For decades, women have turned to female contraceptives (birth control) to prevent unwanted pregnancies. For some women, side-effects can sometimes make this medicine unbearable. Aarhus University researchers wanted to understand the cause behind one common negative symptom —altered mood.
There are different types of female contraceptives that vary in their effectiveness and convenience. Intrauterine devices (IUDs) and birth control implants are low-maintenance female contraceptives that last for years. The birth control shot, vaginal ring, patch, and pills are other options that only work if followed on a schedule. Birth control pills, for example, need to be taken at the same time once per day.
The success of birth control comes from two hormones: progesterone and estrogen. By maintaining constant levels of these two hormones, they prevent a rise in estrogen that would normally signal the release of an egg from the ovaries. The mucus lining of the uterus is also thickened to make it harder for sperm to reach an egg. Because birth control pills are a popular option with women, the researchers decided to investigate this contraceptive’s side effects.

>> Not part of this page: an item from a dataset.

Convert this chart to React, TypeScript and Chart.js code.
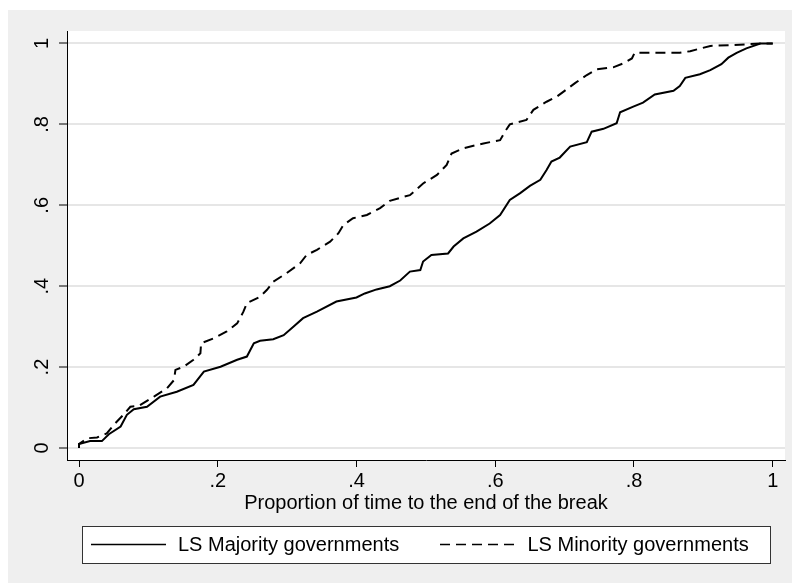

The study had 185 American women fill out an online survey on their birth control use. The women also filled out demographic information and a psychological questionnaire that asked about their overall mood and happiness. To avoid any bias in results from other mental disorders, the Beck Depression Inventory was used to screen and exclude women suffering from clinical depression. After all the information was filled out, 12 milliliters of blood was collected from each woman. The blood samples were placed in tubes that were constantly mixed to avoid blood clotting.
From the blood, differences in hormone levels were observed in birth control users and non-birth control users. Women taking birth control pills had lower levels of reproductive hormones like estrogen, progesterone, and testosterone, as expected. These women also had lower levels of a stress hormone, adrenocorticotropic hormone (ACTH), a typical response to birth control.
There was one change the researchers did not expect: oxytocin. Oxytocin is a hormone produced in our brain and released in the body to increase social behavior. This hormone promotes trust and emotional attachment with friends, family, a newborn baby, and romantic partners. In this study, oxytocin levels were higher in women taking birth control versus those who did not.
What was the reason behind increased oxytocin in women taking birth control? When looking at self-reported surveys, the team found relationship status was linked to more sexual activity. An average of 57.1% of women on birth control were in a relationship and reported having more sex compared to 32.6% of women in a relationship not taking birth control. Because oxytocin is commonly released during sex to promote bonding, the researchers suggest this could play a role in the elevated oxytocin levels seen in birth control users. As oxytocin levels during sex were not directly tested, for obvious reasons, the researchers couldn’t claim this for sure.
Oxytocin’s effect on mood was evaluated through the Satisfaction With Life Scale. This test presented 5 statements such as “In most ways my life is close to my ideal” and users rated their agreement with 1 being “strongly disagree” and 5 being “strongly agree.” A high score would mean a person is happy with their life and a low score would mean unhappiness. Evidence of oxytocin affecting mood is shown as women with birth control showed a higher satisfaction with life than women not taking birth control. There was also a correlation between being in a sexually active relationship and having higher life satisfaction.
As birth control users reported higher satisfaction in life, it is possible there was survivorship bias. The study focused on women who continued using birth control, which may have overlooked women who experienced negative symptoms and stopped birth control use earlier. Oxytocin levels also fluctuate during a woman’s menstrual cycle, which the researchers wouldn’t be able to control. This makes it difficult to compare the extent of oxytocin level differences amongst birth control users.
The body has a delicate balance of hormones, and birth control is used to regulate reproductive hormones to prevent pregnancy. Despite limitations, this study suggests oxytocin could disrupt the balance. The researchers conclude that oxytocin could help explain why some women experience changes in mood.